Это мозаичное, художественное произведение представляет из себя молящуюся богоматерь с поднятыми руками. Такого рода изображения в иконографии принято называть «Орантами», что на латинском языке значит «Молящаяся».
Молитва, которая длится без малого тысячу лет! Это величественная мысль сама по себе. Но интересно и то, что она хорошо выражена художниками одиннадцатого столетия. О чем же десять веков молится киевская Оранта?
В этой «нерушимости», в ужасающей неподвижности изображенной женщины, видевшей своего сына на Голгофе умирающим в нечеловеческих муках, чувствуется никогда не ослабевающая память и сверхчеловеческая воля. Эти глаза не закроются; эти воздетые к небу руки не опустятся; эти тяжелые складки одежды не шевельнутся, пока молитва ее не будет услышана. О чем же она молится? В наши дни это мне стало ясно. Она молится о мире всего мира, она молится о Вселенной Любви.
Две древние святыни Киева, наиболее в былое время почитаемые, превращены в музеи и тщательно в таком виде сохраняются и изучаются. Но в этом случае уважили не веру, а старину. Третий же памятник не старины, а искусства, оставили для верующих, здесь происходят богослужения.
Я был в этом храме в конце 1925 года, когда нелегально побывал в трех столицах России. Тогда я с грустью отметил, что замечательные религиозные картины, запечатленные на стенах собора, приходят в упадок. Это происходило потому, должно быть, что храм плохо отапливался и сырость грозила уничтожить живопись великих мастеров искусства, как Васнецов и другие.
Сейчас в октябре 1960 года я был несказанно обрадован, войдя во Владимирский собор. Этот храм светлый, хорошо освещается окнами.

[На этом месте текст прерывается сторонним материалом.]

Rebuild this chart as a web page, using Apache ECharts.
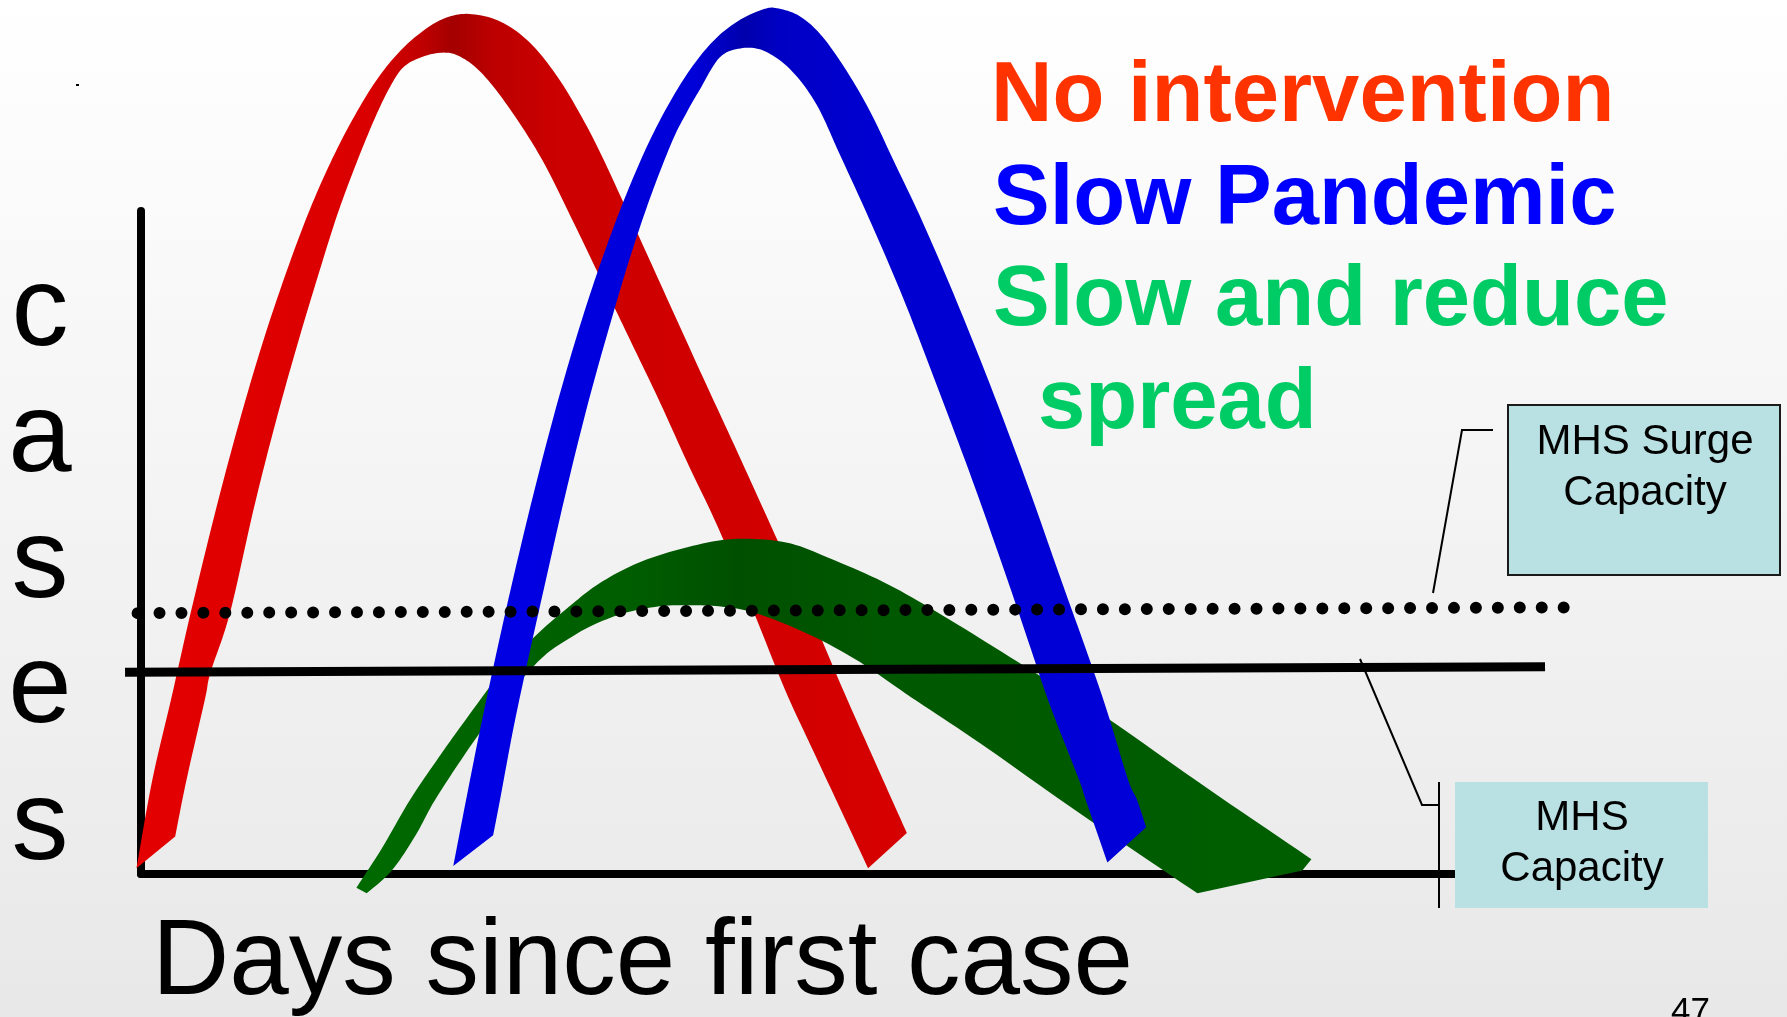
<!DOCTYPE html>
<html><head><meta charset="utf-8">
<script src="https://cdn.jsdelivr.net/npm/echarts@6/dist/echarts.min.js"></script>
<style>html,body{margin:0;padding:0;background:#fff;}#chart{width:1787px;height:1017px;}</style>
</head><body><div id="chart"></div>
<script>
// ---- data (x = days since first case, y = cases) ----
const xMax = 115.3;
const yMax = 58.2;

const redOuter = [[-0.4,0.5],[1.0,8.3],[2.7,15.6],[4.4,23.1],[6.6,32.1],[8.6,39.6],[10.6,46.4],[12.6,52.4],[14.6,57.8],[16.6,62.4],[18.6,66.3],[20.6,69.6],[22.6,72.1],[24.6,73.9],[26.6,75.1],[28.8,75.5],[31.6,74.8],[34.2,72.9],[36.6,69.9],[38.7,66.4],[40.5,62.9],[43.4,56.6],[46.4,50.0],[49.4,43.4],[52.4,36.9],[55.3,30.5],[58.6,23.2],[61.5,16.4],[63.8,11.2],[65.9,6.5],[67.2,3.6]];
const redInner = [[3.0,3.3],[4.0,8.3],[5.6,15.3],[6.1,17.7],[7.8,22.9],[9.9,32.1],[11.8,39.6],[13.7,46.4],[15.5,52.4],[17.2,57.8],[18.9,62.4],[20.5,66.3],[21.8,69.0],[23.0,70.8],[24.6,71.7],[26.4,72.1],[27.9,71.8],[29.8,70.4],[32.2,67.4],[35.2,62.7],[38.0,57.1],[40.6,51.7],[43.0,46.7],[45.4,41.7],[47.9,36.2],[50.6,30.5],[53.6,23.4],[56.5,16.2],[58.8,11.2],[61.0,6.5],[63.8,0.5]];

const blueOuter = [[27.4,0.7],[28.6,6.9],[29.8,12.9],[31.1,19.0],[32.6,25.7],[34.6,34.0],[36.6,41.6],[38.6,48.4],[40.6,54.4],[42.6,59.7],[44.6,64.3],[46.6,68.1],[48.6,71.2],[50.6,73.5],[52.6,75.0],[54.6,75.9],[55.8,76.0],[57.8,75.3],[59.8,73.5],[62.1,70.2],[64.1,66.7],[66.0,62.7],[68.6,57.2],[71.6,50.2],[74.6,42.7],[77.6,34.7],[80.6,26.2],[83.1,19.2],[84.8,14.2],[86.6,8.3],[87.4,6.5],[88.2,4.1]];
const blueInner = [[30.9,3.4],[31.5,6.5],[32.7,12.9],[34.0,19.0],[35.5,25.7],[37.4,34.0],[39.3,41.6],[41.2,48.4],[43.0,54.4],[44.8,59.7],[46.6,64.3],[47.8,66.7],[49.0,68.8],[50.8,71.7],[52.8,72.5],[54.8,72.2],[57.1,70.5],[59.3,67.5],[61.3,63.2],[63.9,57.5],[66.9,50.5],[69.9,42.7],[72.9,34.7],[75.9,26.2],[78.1,19.7],[79.8,14.7],[82.3,8.3],[82.9,6.5],[84.8,1.0]];

const greenUpper = [[18.9,-1.2],[21.1,2.2],[23.6,6.5],[26.1,10.2],[28.6,13.7],[31.6,17.7],[34.6,20.9],[37.6,23.5],[40.2,25.5],[43.6,27.3],[47.6,28.6],[51.9,29.4],[56.6,29.1],[60.7,27.6],[65.6,25.4],[71.0,22.3],[77.6,18.2],[84.6,13.8],[93.6,7.5],[102.7,1.3]];
const greenFoot = [[101.9,0.3]];
const greenLower = [[19.8,-1.7],[22.0,0.3],[24.1,3.4],[25.8,6.5],[29.1,11.5],[32.1,15.5],[35.1,18.9],[37.6,20.7],[40.2,22.1],[43.6,23.2],[47.6,23.6],[52.8,23.2],[57.8,21.4],[62.6,18.9],[67.6,15.5],[73.6,11.5],[82.4,5.3],[92.7,-1.7]];

const capacityLine = [[-1.4,17.7],[123.2,18.2]];
const surgeLine = [[-0.3,22.9],[124.9,23.4]];

const legendLabels = ['No intervention', 'Slow Pandemic', 'Slow and reduce', 'spread'];
const yLetters = ['c', 'a', 's', 'e', 's'];
const xTitle = 'Days since first case';
const surgeLabel = ['MHS Surge', 'Capacity'];
const capLabel = ['MHS', 'Capacity'];
const pageNumber = '47';

// ---- helpers ----
function smoothPts(pts, n) {
  const out = [];
  for (let i = 0; i < pts.length - 1; i++) {
    const p0 = pts[Math.max(i - 1, 0)], p1 = pts[i], p2 = pts[i + 1], p3 = pts[Math.min(i + 2, pts.length - 1)];
    for (let k = 0; k < n; k++) {
      const t = k / n, t2 = t * t, t3 = t2 * t;
      const f = (a, b, c, d) => 0.5 * (2 * b + (-a + c) * t + (2 * a - 5 * b + 4 * c - d) * t2 + (-a + 3 * b - 3 * c + d) * t3);
      out.push([f(p0[0], p1[0], p2[0], p3[0]), f(p0[1], p1[1], p2[1], p3[1])]);
    }
  }
  out.push(pts[pts.length - 1]);
  return out;
}
function ribbon(name, outer, end, inner, fill, z) {
  return {
    type: 'custom', name: name, z: z, silent: true, clip: false,
    data: [[0, 0]],
    renderItem: function (params, api) {
      const o = smoothPts(outer.map(p => api.coord(p)), 10);
      const e = end.map(p => api.coord(p));
      const i = smoothPts(inner.map(p => api.coord(p)), 10).reverse();
      return { type: 'polygon', shape: { points: o.concat(e, i) }, style: { fill: fill } };
    }
  };
}
function refLine(name, pts, style, z) {
  return {
    type: 'custom', name: name, z: z, silent: true, clip: false,
    data: [[0, 0]],
    renderItem: function (params, api) {
      const a = api.coord(pts[0]), b = api.coord(pts[1]);
      return { type: 'line', shape: { x1: a[0], y1: a[1], x2: b[0], y2: b[1] }, style: style };
    }
  };
}
const LG = (stops) => new echarts.graphic.LinearGradient(0, 0, 1, 0, stops.map(s => ({ offset: s[0], color: s[1] })));

const chart = echarts.init(document.getElementById('chart'), null, { renderer: 'canvas' });
const F = '"Liberation Sans", Arial, Helvetica, sans-serif';
const legendColors = ['#ff3300', '#0000ff', '#00cc66', '#00cc66'];
const legendPos = [[991, 98], [993, 201], [993, 302], [1038, 405]];
const letterY = [314, 440, 566, 691, 828];

const graphics = [
  { type: 'rect', z: -100, silent: true, shape: { x: 0, y: 0, width: 1787, height: 1017 },
    style: { fill: new echarts.graphic.LinearGradient(0, 0, 0, 1, [{ offset: 0, color: '#ffffff' }, { offset: 1, color: '#e8e8e8' }]) } },
  { type: 'rect', z: 100, shape: { x: 76, y: 84, width: 3, height: 2 }, style: { fill: '#000' } },
  // surge box
  { type: 'rect', z: 100, shape: { x: 1508, y: 405, width: 272, height: 170 }, style: { fill: '#b9e0e3', stroke: '#1a1a1a', lineWidth: 2 } },
  { type: 'text', z: 101, style: { text: surgeLabel[0], x: 1645, y: 442, font: '42px ' + F, fill: '#000', textAlign: 'center', textVerticalAlign: 'middle' } },
  { type: 'text', z: 101, style: { text: surgeLabel[1], x: 1645, y: 493, font: '42px ' + F, fill: '#000', textAlign: 'center', textVerticalAlign: 'middle' } },
  // capacity box
  { type: 'rect', z: 100, shape: { x: 1455, y: 782, width: 253, height: 126 }, style: { fill: '#b9e0e3' } },
  { type: 'text', z: 101, style: { text: capLabel[0], x: 1582, y: 818, font: '42px ' + F, fill: '#000', textAlign: 'center', textVerticalAlign: 'middle' } },
  { type: 'text', z: 101, style: { text: capLabel[1], x: 1582, y: 869, font: '42px ' + F, fill: '#000', textAlign: 'center', textVerticalAlign: 'middle' } },
  // callouts
  { type: 'polyline', z: 100, shape: { points: [[1493, 430], [1462, 430], [1433, 593]] }, style: { stroke: '#000', lineWidth: 2, fill: null } },
  { type: 'polyline', z: 100, shape: { points: [[1360, 659], [1422, 805], [1439, 805]] }, style: { stroke: '#000', lineWidth: 2, fill: null } },
  { type: 'line', z: 100, shape: { x1: 1439, y1: 782, x2: 1439, y2: 908 }, style: { stroke: '#000', lineWidth: 2 } },
  // axis titles
  { type: 'text', z: 101, style: { text: xTitle, x: 152, y: 964, font: '107px ' + F, fill: '#000', textAlign: 'left', textVerticalAlign: 'middle' } },
  { type: 'text', z: 101, style: { text: pageNumber, x: 1671, y: 1012, font: '35px ' + F, fill: '#000', textAlign: 'left', textVerticalAlign: 'middle' } }
];
yLetters.forEach((ch, k) => {
  graphics.push({ type: 'text', z: 101, style: { text: ch, x: 40, y: letterY[k], font: '114px ' + F, fill: '#000', textAlign: 'center', textVerticalAlign: 'middle' } });
});
legendLabels.forEach((t, k) => {
  graphics.push({ type: 'text', z: 101, style: { text: t, x: legendPos[k][0], y: legendPos[k][1], font: 'bold 85px ' + F, fill: legendColors[k], textAlign: 'left', textVerticalAlign: 'middle' } });
});

const option = {
  animation: false,
  backgroundColor: 'transparent',
  grid: { left: 141, top: 211, width: 1314, height: 663, outerBoundsMode: 'none', containLabel: false },
  xAxis: { type: 'value', min: 0, max: xMax, axisLine: { show: true, lineStyle: { color: '#000', width: 8 } },
           axisTick: { show: false }, axisLabel: { show: false }, splitLine: { show: false } },
  yAxis: { type: 'value', min: 0, max: yMax, axisLine: { show: true, lineStyle: { color: '#000', width: 8 } },
           axisTick: { show: false }, axisLabel: { show: false }, splitLine: { show: false } },
  graphic: graphics,
  series: [
    ribbon('No intervention', redOuter, [], redInner,
      LG([[0, '#e40000'], [0.3, '#da0000'], [0.37, '#c00000'], [0.41, '#a40000'], [0.46, '#bb0000'], [0.55, '#cc0000'], [1, '#d60000']]), 3),
    ribbon('Slow and reduce spread', greenUpper, greenFoot, greenLower,
      LG([[0, '#006a00'], [0.3, '#005c00'], [0.4, '#004f00'], [0.55, '#005800'], [1, '#005e00']]), 4),
    ribbon('Slow Pandemic', blueOuter, [], blueInner,
      LG([[0, '#0000e6'], [0.35, '#0000d8'], [0.42, '#0000ac'], [0.47, '#0000c4'], [0.6, '#0000d0'], [1, '#0000d8']]), 5),
    refLine('MHS Capacity', capacityLine, { stroke: '#000', lineWidth: 9 }, 6),
    refLine('MHS Surge Capacity', surgeLine, { stroke: '#000', lineWidth: 12, lineDash: [0, 21.94], lineCap: 'round' }, 7)
  ]
};
chart.setOption(option);
</script></body></html>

Я могу сказать, что, может быть, даже в первый день своего открытия в конце XIX века Владимирский собор так не сиял блеском красок, богатством позолоты, безупречной чистотой мрамора, т. е. плиток пола, облицовок стен и художественных завитушек оград и колонок на хорах. Именно желание пройти на хоры в этот неурочный час дало мне возможность познакомиться с «конституцией» этого собора. Я обратился к священнику, разговаривавшему с женщинами, продававшими свечи у стойки, резной и стилизованной, как все в этом храме.